◆ Exercise directions
Exactly reproduce the lines of the listing below from the one containing "Convert this chart to matplotlib code." through the one containing "cols = ['5月', '1-5月累计', '环比增长', '同比增长', '同比累计增长']". Skip the images.

◆ Extracted data entries
==================================================
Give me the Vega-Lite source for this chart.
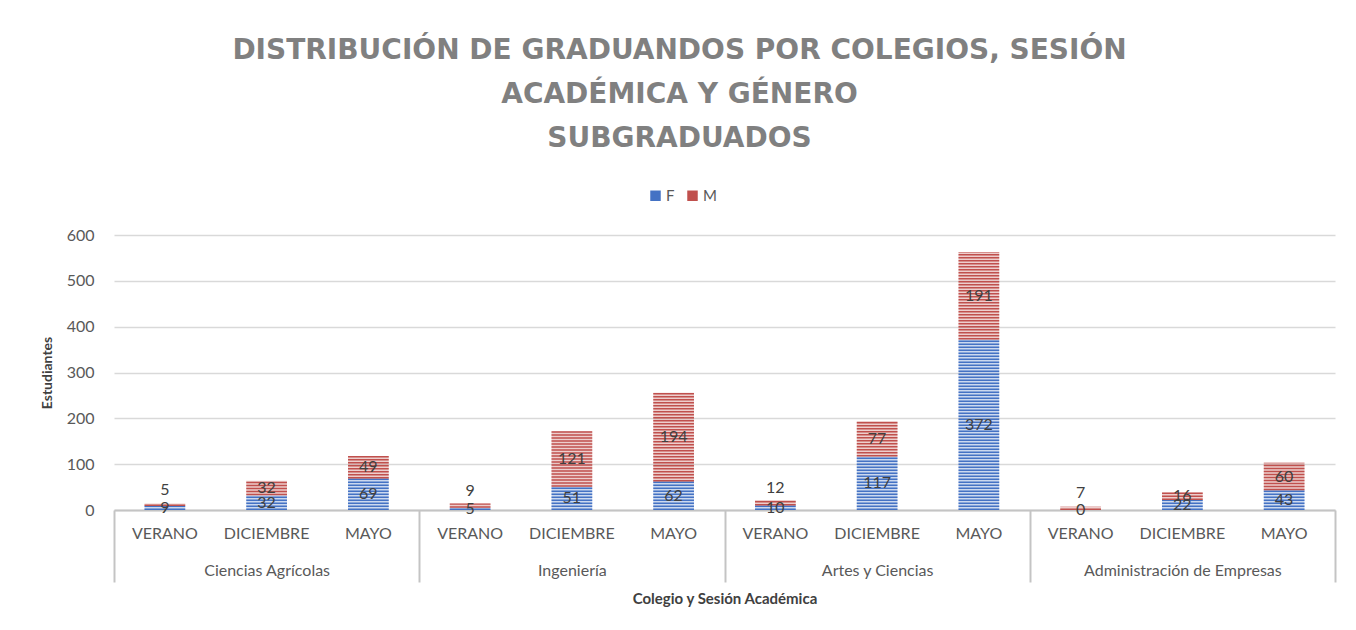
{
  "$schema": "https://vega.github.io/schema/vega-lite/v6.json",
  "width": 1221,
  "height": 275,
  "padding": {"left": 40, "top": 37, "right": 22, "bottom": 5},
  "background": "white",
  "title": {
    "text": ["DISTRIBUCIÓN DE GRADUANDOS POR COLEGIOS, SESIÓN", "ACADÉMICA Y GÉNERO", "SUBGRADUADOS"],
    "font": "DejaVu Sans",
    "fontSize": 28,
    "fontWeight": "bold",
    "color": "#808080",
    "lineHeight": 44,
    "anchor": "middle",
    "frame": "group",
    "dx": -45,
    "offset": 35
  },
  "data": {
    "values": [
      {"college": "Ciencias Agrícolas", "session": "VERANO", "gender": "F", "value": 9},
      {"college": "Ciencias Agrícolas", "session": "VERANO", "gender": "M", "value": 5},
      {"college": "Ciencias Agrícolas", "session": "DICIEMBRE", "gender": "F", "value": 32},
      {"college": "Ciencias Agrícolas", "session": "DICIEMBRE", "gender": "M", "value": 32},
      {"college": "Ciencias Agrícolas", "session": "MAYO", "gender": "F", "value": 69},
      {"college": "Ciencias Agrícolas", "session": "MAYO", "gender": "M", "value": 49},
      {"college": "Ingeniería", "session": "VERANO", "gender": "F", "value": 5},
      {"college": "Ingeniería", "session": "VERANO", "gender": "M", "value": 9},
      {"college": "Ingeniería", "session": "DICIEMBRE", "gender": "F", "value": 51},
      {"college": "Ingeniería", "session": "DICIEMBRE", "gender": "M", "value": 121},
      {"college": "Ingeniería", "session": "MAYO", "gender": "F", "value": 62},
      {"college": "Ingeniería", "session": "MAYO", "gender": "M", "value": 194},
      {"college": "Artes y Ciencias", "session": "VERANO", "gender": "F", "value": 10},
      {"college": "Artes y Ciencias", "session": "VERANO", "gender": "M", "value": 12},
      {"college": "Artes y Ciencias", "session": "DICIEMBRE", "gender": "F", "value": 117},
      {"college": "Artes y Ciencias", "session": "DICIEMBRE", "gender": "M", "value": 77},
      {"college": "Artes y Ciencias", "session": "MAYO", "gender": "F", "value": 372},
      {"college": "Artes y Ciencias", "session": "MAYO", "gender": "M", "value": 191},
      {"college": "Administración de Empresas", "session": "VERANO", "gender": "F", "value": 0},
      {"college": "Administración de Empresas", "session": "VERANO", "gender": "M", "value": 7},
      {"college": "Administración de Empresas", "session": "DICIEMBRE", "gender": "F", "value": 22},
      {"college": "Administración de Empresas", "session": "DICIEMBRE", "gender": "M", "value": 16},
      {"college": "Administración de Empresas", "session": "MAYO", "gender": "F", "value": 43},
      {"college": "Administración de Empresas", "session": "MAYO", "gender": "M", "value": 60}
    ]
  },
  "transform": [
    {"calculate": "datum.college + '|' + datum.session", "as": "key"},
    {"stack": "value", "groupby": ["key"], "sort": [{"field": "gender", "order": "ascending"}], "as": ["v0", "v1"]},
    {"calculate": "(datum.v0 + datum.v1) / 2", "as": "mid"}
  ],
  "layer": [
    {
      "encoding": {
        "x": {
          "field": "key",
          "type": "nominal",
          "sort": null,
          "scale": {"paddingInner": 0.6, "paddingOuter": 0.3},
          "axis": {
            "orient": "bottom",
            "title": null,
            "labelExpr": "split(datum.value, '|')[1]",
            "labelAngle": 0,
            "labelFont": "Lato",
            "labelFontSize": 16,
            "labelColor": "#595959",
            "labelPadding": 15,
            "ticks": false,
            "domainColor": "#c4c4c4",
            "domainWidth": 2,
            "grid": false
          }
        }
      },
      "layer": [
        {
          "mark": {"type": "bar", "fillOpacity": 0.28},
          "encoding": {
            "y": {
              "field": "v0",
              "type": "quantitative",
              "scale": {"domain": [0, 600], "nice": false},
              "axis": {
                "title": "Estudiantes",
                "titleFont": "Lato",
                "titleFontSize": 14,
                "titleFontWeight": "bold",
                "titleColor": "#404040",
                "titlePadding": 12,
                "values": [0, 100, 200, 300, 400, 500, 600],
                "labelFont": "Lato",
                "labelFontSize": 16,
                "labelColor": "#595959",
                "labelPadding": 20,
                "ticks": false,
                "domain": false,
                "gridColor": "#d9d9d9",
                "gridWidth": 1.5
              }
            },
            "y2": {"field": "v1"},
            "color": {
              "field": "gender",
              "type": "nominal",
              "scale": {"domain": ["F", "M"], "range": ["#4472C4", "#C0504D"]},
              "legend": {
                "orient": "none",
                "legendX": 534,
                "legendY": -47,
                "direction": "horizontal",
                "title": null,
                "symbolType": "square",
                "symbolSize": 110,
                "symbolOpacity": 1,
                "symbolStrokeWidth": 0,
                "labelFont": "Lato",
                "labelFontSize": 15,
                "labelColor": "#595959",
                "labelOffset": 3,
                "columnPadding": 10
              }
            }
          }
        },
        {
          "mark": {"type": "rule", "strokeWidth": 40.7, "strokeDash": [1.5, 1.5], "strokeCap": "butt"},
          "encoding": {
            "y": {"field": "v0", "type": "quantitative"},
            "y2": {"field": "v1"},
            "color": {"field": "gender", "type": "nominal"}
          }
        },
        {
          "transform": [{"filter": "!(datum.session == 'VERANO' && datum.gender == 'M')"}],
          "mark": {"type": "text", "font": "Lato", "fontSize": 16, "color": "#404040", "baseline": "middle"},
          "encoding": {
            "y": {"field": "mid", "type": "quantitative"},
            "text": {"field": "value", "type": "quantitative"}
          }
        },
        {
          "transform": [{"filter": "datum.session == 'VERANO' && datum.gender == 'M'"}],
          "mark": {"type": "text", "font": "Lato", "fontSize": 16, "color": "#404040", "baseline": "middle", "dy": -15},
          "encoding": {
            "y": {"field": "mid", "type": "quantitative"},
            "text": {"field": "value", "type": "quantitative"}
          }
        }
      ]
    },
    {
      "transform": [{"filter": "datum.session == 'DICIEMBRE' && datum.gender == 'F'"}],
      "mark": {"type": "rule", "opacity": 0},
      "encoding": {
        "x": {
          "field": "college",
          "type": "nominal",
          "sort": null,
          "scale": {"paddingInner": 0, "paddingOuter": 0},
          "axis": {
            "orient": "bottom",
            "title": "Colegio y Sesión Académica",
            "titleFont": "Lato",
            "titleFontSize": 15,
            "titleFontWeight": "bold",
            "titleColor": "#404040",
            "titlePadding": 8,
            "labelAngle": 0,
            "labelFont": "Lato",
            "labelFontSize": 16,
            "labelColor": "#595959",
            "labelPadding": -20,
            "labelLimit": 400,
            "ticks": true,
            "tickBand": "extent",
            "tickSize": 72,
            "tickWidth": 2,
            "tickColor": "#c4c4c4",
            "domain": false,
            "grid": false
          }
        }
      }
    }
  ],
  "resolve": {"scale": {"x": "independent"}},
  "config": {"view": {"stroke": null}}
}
==================================================
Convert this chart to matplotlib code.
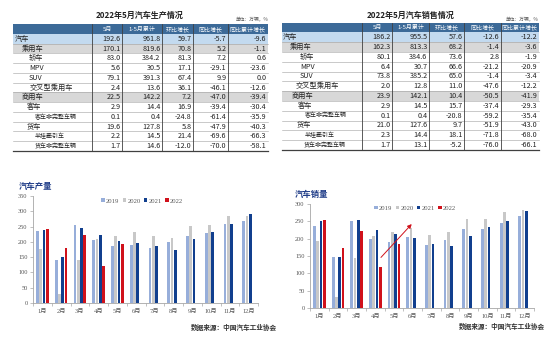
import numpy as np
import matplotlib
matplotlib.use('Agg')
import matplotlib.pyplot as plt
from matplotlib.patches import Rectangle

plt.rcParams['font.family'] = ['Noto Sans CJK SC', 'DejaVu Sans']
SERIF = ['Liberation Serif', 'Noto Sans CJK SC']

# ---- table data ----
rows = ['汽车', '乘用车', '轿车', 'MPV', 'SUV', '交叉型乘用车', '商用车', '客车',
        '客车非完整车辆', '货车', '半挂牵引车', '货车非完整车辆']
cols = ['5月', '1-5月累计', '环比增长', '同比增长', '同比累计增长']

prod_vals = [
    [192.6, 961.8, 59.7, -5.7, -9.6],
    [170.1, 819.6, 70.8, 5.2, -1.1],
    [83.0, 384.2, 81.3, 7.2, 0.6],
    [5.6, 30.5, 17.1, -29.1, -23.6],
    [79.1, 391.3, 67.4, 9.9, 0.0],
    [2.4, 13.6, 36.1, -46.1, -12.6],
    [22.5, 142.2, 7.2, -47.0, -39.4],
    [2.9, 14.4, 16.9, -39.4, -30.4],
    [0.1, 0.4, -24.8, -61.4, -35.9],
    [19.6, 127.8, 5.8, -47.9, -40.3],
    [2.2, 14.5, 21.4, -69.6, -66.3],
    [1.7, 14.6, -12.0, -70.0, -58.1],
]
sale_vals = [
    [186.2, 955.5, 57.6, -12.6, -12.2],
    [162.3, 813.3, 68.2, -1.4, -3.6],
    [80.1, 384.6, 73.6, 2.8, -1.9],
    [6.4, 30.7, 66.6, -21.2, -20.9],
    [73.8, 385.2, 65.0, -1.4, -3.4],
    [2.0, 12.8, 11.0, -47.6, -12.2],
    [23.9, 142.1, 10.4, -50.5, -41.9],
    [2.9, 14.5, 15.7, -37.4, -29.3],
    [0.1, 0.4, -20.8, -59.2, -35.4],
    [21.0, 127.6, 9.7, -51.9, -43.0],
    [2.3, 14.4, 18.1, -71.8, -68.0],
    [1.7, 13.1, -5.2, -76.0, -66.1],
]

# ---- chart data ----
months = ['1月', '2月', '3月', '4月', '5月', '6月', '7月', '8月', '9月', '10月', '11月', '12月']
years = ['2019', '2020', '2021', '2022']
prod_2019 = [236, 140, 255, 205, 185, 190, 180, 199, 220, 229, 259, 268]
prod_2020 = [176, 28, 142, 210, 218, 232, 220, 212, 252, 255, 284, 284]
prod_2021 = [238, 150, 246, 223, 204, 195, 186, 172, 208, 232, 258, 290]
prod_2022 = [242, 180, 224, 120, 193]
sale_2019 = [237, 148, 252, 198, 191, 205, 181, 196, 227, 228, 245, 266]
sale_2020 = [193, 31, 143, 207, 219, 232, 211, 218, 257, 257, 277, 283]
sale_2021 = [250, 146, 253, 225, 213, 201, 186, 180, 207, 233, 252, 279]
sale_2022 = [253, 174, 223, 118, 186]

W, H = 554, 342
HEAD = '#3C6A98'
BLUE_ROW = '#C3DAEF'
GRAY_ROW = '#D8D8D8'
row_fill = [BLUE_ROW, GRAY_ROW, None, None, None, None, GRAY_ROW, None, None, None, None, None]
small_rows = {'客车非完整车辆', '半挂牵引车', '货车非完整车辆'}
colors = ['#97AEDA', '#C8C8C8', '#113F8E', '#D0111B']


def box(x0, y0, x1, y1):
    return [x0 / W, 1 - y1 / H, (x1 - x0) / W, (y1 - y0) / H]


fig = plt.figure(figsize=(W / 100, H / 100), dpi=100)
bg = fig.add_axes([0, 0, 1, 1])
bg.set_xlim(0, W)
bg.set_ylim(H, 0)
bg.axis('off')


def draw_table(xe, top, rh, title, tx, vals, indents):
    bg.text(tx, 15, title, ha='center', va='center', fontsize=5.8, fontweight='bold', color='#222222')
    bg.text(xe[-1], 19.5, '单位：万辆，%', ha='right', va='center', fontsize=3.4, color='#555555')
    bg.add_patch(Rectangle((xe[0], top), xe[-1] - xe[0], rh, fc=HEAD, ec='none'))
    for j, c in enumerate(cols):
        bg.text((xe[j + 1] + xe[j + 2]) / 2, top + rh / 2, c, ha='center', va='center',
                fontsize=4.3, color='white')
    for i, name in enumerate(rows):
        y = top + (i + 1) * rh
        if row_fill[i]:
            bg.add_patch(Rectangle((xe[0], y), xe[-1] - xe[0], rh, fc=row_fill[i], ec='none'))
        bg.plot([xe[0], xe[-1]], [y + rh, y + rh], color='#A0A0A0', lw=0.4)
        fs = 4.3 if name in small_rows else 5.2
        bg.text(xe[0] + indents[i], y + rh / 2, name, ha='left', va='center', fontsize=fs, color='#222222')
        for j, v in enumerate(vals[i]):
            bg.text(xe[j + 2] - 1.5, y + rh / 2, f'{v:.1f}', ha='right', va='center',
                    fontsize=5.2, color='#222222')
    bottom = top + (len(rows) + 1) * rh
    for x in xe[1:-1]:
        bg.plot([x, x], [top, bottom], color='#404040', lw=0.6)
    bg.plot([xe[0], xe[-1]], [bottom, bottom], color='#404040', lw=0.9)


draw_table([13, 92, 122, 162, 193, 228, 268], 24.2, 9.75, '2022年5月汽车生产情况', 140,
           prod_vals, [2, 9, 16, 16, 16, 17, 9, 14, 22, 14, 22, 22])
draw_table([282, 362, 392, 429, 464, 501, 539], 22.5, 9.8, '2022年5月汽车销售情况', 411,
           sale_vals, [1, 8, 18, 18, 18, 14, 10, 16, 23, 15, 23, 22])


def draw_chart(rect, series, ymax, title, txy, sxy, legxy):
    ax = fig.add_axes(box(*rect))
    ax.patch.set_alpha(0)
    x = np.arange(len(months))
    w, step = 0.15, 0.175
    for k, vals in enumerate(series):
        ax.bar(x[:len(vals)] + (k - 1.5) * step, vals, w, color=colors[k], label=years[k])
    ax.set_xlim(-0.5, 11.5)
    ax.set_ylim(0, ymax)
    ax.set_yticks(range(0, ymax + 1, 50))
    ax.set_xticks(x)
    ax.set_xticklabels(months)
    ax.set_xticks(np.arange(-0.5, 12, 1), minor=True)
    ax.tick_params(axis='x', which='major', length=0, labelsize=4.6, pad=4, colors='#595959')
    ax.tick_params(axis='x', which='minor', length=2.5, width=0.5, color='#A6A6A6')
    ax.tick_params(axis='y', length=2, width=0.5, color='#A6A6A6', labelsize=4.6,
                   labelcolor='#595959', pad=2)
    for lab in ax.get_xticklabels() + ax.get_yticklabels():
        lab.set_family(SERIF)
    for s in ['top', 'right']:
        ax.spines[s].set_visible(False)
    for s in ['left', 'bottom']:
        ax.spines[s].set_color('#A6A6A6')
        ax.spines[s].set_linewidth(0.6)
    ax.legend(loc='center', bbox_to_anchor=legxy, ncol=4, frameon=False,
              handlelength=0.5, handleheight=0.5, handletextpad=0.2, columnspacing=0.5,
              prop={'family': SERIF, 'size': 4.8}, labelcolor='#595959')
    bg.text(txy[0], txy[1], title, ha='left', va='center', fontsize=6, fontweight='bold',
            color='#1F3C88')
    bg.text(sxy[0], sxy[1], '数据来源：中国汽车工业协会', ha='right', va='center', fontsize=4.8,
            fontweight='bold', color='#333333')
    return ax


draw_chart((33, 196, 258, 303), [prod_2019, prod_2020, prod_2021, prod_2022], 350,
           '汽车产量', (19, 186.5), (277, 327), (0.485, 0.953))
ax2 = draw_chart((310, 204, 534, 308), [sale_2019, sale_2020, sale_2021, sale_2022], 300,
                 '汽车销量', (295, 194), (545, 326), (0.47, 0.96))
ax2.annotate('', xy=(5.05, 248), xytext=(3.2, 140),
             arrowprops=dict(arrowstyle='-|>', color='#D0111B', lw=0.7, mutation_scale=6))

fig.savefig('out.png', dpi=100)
==================================================
◆ Answer to this problem
Convert this chart to matplotlib code.
import numpy as np
import matplotlib
matplotlib.use('Agg')
import matplotlib.pyplot as plt
from matplotlib.patches import Rectangle

plt.rcParams['font.family'] = ['Noto Sans CJK SC', 'DejaVu Sans']
SERIF = ['Liberation Serif', 'Noto Sans CJK SC']

# ---- table data ----
rows = ['汽车', '乘用车', '轿车', 'MPV', 'SUV', '交叉型乘用车', '商用车', '客车',
        '客车非完整车辆', '货车', '半挂牵引车', '货车非完整车辆']
cols = ['5月', '1-5月累计', '环比增长', '同比增长', '同比累计增长']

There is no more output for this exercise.